Judge did not violate accused's rights in taking nine months to reach guilty verdict, court rules

Posted
June 19, 2017
Article Source
The Globe and Mail

A judge who took nine months to decide that a man charged with sexually abusing one of his children was guilty – after a trial process that had already lasted 33 months – did not violate the accused man's right to a timely trial, a Manitoba court has ruled.

The case raised the question of what to do when a judge causes a delay well beyond that permitted by the Supreme Court's ruling in the Jordan case last summer. The Supreme Court did not deal with that question in its ruling. The court set an upper limit of 30 months, at which point trials in Superior Court are presumed to violate the accused individual's constitutional right to a trial within a reasonable period, and the charge must be thrown out, unless prosecutors can show exceptional circumstances.

The Jordan ruling has put pressure on prosecutors and defence lawyers to move cases along within the time limits. Judges have thrown out several murder cases because of delays that went beyond 30 months. The Winnipeg case highlights judges' accountability for their role in delays.

Chief Justice Glenn Joyal of the Manitoba Court of Queen's Bench ruled in the case that the time judges take to arrive at a ruling on guilt or innocence should be considered separately from the calculations of whether a trial was delayed unreasonably. Otherwise, he said, a judge in a brief trial would have a long time to decide, while a judge in a long trial may have only a few days. And trials would have to be finished well within the time limits to give judges enough time to decide cases. Including judges within the Jordan time limits in this way, he said, would also limit judges' independence to decide matters as they see fit – a bedrock of Canada's legal system.

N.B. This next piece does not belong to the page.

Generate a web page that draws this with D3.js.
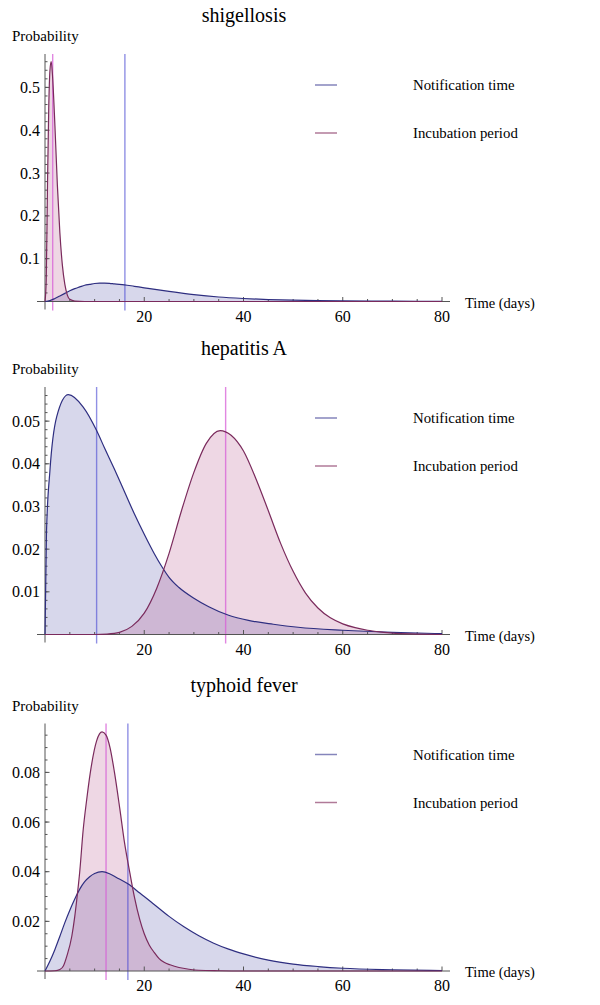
<!DOCTYPE html>
<html>
<head>
<meta charset="utf-8">
<title>Notification time vs incubation period</title>
<script src="https://cdn.jsdelivr.net/npm/d3@7"></script>
<style>
  body { margin: 0; background: #fff; }
  text { font-family: "Liberation Serif", "DejaVu Serif", serif; fill: #000; }
</style>
</head>
<body>
<div id="chart"></div>
<script>
// values (days -> probability)
var titles = ["shigellosis", "hepatitis A", "typhoid fever"]
var legendNames = ["Notification time", "Incubation period"]
var xTicks = [20, 40, 60, 80]

var shigNotifDays = [0, 1, 2, 3, 4, 5, 6, 7, 8, 9, 10, 11, 12, 13, 14, 16, 18, 20, 25, 30, 35, 40, 45, 50, 55, 60, 70, 80]
var shigNotifProb = [0, 0.002, 0.007, 0.013, 0.019, 0.025, 0.030, 0.034, 0.038, 0.040, 0.042, 0.043, 0.043, 0.0425, 0.041, 0.039, 0.0355, 0.032, 0.0235, 0.016, 0.0105, 0.007, 0.0045, 0.003, 0.002, 0.0014, 0.0007, 0.0003]
var shigIncubDays = [0, 0.25, 0.5, 0.75, 1, 1.25, 1.5, 2, 2.5, 3, 3.5, 4, 4.5, 5, 6, 8, 80]
var shigIncubProb = [0, 0.05, 0.27, 0.45, 0.54, 0.56, 0.53, 0.41, 0.27, 0.16, 0.085, 0.04, 0.015, 0.005, 0.001, 0, 0]

var hepNotifDays = [0, 0.3, 1, 2.35, 4.7, 7.7, 10.4, 12, 14, 16, 18, 20, 22, 23.5, 25, 27, 30, 33, 37, 41, 46, 51, 60, 70, 80]
var hepNotifProb = [0, 0.024, 0.0385, 0.051, 0.0562, 0.0533, 0.0478, 0.0437, 0.0387, 0.0335, 0.0283, 0.0235, 0.019, 0.016, 0.0134, 0.011, 0.0085, 0.0065, 0.0045, 0.0033, 0.0024, 0.0017, 0.001, 0.0005, 0.0002]
var hepIncubDays = [0, 10, 12.5, 15, 17.5, 20, 22.5, 25, 27.5, 30, 32.5, 35.3, 37.5, 40, 42.5, 45, 47.5, 50, 52.5, 55, 57.5, 60, 62.5, 65, 67.5, 70, 75, 80]
var hepIncubProb = [0, 0, 0.0001, 0.0005, 0.0019, 0.005, 0.0108, 0.019, 0.029, 0.038, 0.0448, 0.0478, 0.0467, 0.043, 0.0365, 0.029, 0.0213, 0.0148, 0.0097, 0.0062, 0.0039, 0.0025, 0.0016, 0.001, 0.0006, 0.0003, 0.0001, 0]

var typhNotifDays = [0, 1, 2, 3, 4, 5, 6, 7, 8, 9, 10, 11.5, 13, 14.4, 16.7, 19.1, 22, 25, 28, 31, 34, 37, 40, 45, 50, 55, 60, 70, 80]
var typhNotifProb = [0, 0.004, 0.0087, 0.014, 0.0195, 0.0245, 0.029, 0.033, 0.036, 0.038, 0.0393, 0.040, 0.0392, 0.0377, 0.0351, 0.0314, 0.0268, 0.022, 0.0178, 0.0142, 0.0112, 0.0088, 0.0069, 0.0044, 0.0028, 0.0018, 0.0011, 0.0005, 0.0002]
var typhIncubDays = [0, 2, 3, 3.7, 4.4, 5.4, 6, 6.4, 7, 7.7, 8.4, 9.1, 10.4, 11.5, 12.3, 13.1, 14, 15.1, 16, 17.1, 18, 19.1, 20, 21, 22, 23, 24, 25.2, 27, 29, 31, 35, 40, 80]
var typhIncubProb = [0, 0.0001, 0.0006, 0.002, 0.006, 0.014, 0.022, 0.0287, 0.040, 0.057, 0.069, 0.0795, 0.0927, 0.0963, 0.095, 0.090, 0.080, 0.065, 0.052, 0.0395, 0.030, 0.0207, 0.015, 0.0105, 0.0075, 0.005, 0.0035, 0.0025, 0.0014, 0.0007, 0.0003, 0.0001, 0, 0]

// vertical markers: [notification, incubation]
var markerDays = [[16.1, 1.55], [10.4, 36.4], [16.7, 12.3]]

var yMax = [0.578, 0.058, 0.0997]
var yTickVals = [[0.1, 0.2, 0.3, 0.4, 0.5], [0.01, 0.02, 0.03, 0.04, 0.05], [0.02, 0.04, 0.06, 0.08]]
var yTickLabels = [["0.1", "0.2", "0.3", "0.4", "0.5"], ["0.01", "0.02", "0.03", "0.04", "0.05"], ["0.02", "0.04", "0.06", "0.08"]]
var yMinorStep = [0.02, 0.002, 0.005]

var series = [
  [[shigNotifDays, shigNotifProb], [shigIncubDays, shigIncubProb]],
  [[hepNotifDays, hepNotifProb], [hepIncubDays, hepIncubProb]],
  [[typhNotifDays, typhNotifProb], [typhIncubDays, typhIncubProb]]
]

var W = 600, H = 1005
var panelTop = [54, 387, 723.5]
var plotH = 247.5
var axisCol = "#555"
var fillCol = ["rgba(55,55,155,0.2)", "rgba(170,55,120,0.2)"]
var lineCol = ["#2e2e80", "#7a2a5c"]
var markCol = ["rgba(70,70,210,0.6)", "rgba(215,95,215,0.75)"]
var legendCol = ["#8585bb", "#b07a98"]

var svg = d3.select("#chart").append("svg")
  .attr("width", W).attr("height", H)

var x = d3.scaleLinear().domain([0, 80]).range([45, 442])

for (var p = 0; p < 3; p++) {
  var g = svg.append("g").attr("transform", "translate(0," + panelTop[p] + ")")
  var y = d3.scaleLinear().domain([0, yMax[p]]).range([plotH, 0])

  var area = d3.area().curve(d3.curveMonotoneX)
    .x(function (d) { return x(d[0]) })
    .y0(y(0))
    .y1(function (d) { return y(d[1]) })
  var line = d3.line().curve(d3.curveMonotoneX)
    .x(function (d) { return x(d[0]) })
    .y(function (d) { return y(d[1]) })

  // fills
  series[p].forEach(function (s, i) {
    var pts = d3.zip(s[0], s[1])
    g.append("path").datum(pts)
      .attr("fill", fillCol[i])
      .attr("d", area)
  })

  // marker lines
  markerDays[p].forEach(function (d, i) {
    g.append("line")
      .attr("x1", x(d)).attr("x2", x(d))
      .attr("y1", 0).attr("y2", plotH + 9)
      .attr("stroke", markCol[i])
      .attr("stroke-width", 1.4)
  })

  // axes
  g.append("line").attr("x1", 37).attr("x2", 450)
    .attr("y1", y(0)).attr("y2", y(0))
    .attr("stroke", axisCol).attr("stroke-width", 1)
  g.append("line").attr("x1", x(0)).attr("x2", x(0))
    .attr("y1", 0).attr("y2", plotH + 8)
    .attr("stroke", axisCol).attr("stroke-width", 1)

  // x ticks
  var xMinor = d3.range(5, 81, 5).filter(function (v) { return xTicks.indexOf(v) < 0 })
  g.selectAll(".xminor").data(xMinor).enter().append("line")
    .attr("x1", function (d) { return x(d) }).attr("x2", function (d) { return x(d) })
    .attr("y1", y(0)).attr("y2", y(0) - 2.5)
    .attr("stroke", axisCol)
  g.selectAll(".xmajor").data(xTicks).enter().append("line")
    .attr("x1", function (d) { return x(d) }).attr("x2", function (d) { return x(d) })
    .attr("y1", y(0)).attr("y2", y(0) - 4.5)
    .attr("stroke", axisCol)
  g.selectAll(".xlab").data(xTicks).enter().append("text")
    .attr("x", function (d) { return x(d) })
    .attr("y", y(0) + 20)
    .attr("text-anchor", "middle")
    .style("font-size", "16px")
    .text(function (d) { return d })

  // y ticks
  var yMinor = d3.range(yMinorStep[p], yMax[p], yMinorStep[p])
  g.selectAll(".yminor").data(yMinor).enter().append("line")
    .attr("x1", x(0)).attr("x2", x(0) + 2.5)
    .attr("y1", function (d) { return y(d) }).attr("y2", function (d) { return y(d) })
    .attr("stroke", axisCol)
  g.selectAll(".ymajor").data(yTickVals[p]).enter().append("line")
    .attr("x1", x(0)).attr("x2", x(0) + 4.5)
    .attr("y1", function (d) { return y(d) }).attr("y2", function (d) { return y(d) })
    .attr("stroke", axisCol)
  g.selectAll(".ylab").data(yTickVals[p]).enter().append("text")
    .attr("x", 40)
    .attr("y", function (d) { return y(d) })
    .attr("dy", "0.35em")
    .attr("text-anchor", "end")
    .style("font-size", "16px")
    .text(function (d, i) { return yTickLabels[p][i] })

  // curves
  series[p].forEach(function (s, i) {
    var pts = d3.zip(s[0], s[1])
    g.append("path").datum(pts)
      .attr("fill", "none")
      .attr("stroke", lineCol[i])
      .attr("stroke-width", 1.2)
      .attr("d", line)
  })

  // labels
  g.append("text").attr("x", 244).attr("y", -39).attr("dy", "0.35em")
    .attr("text-anchor", "middle").style("font-size", "20px")
    .text(titles[p])
  g.append("text").attr("x", 12).attr("y", -18).attr("dy", "0.35em")
    .style("font-size", "15px").text("Probability")
  g.append("text").attr("x", 465).attr("y", y(0) + 1).attr("dy", "0.35em")
    .style("font-size", "14.5px").text("Time (days)")

  // legend
  legendNames.forEach(function (name, i) {
    var ly = 31 + i * 48
    g.append("line").attr("x1", 315).attr("x2", 337)
      .attr("y1", ly).attr("y2", ly)
      .attr("stroke", legendCol[i]).attr("stroke-width", 1.5)
    g.append("text").attr("x", 413).attr("y", ly).attr("dy", "0.35em")
      .style("font-size", "14.8px").text(name)
  })
}
</script>
</body>
</html>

Only where the judge took so much time that the delay was "shocking, inordinate and unconscionable," he said, will the judge have violated the accused individual's right to a timely trial. That phrase comes from a 1987 Supreme Court ruling in R. v. Rahey, in which a lower-court judge took 11 months to render a decision on a minor motion during a trial. The Canadian Judicial Council, in guidelines for federally-appointed judges, says they should usually deliver their decisions within six months, but Chief Justice Joyal said that is not a high enough threshold to protect judges' independence.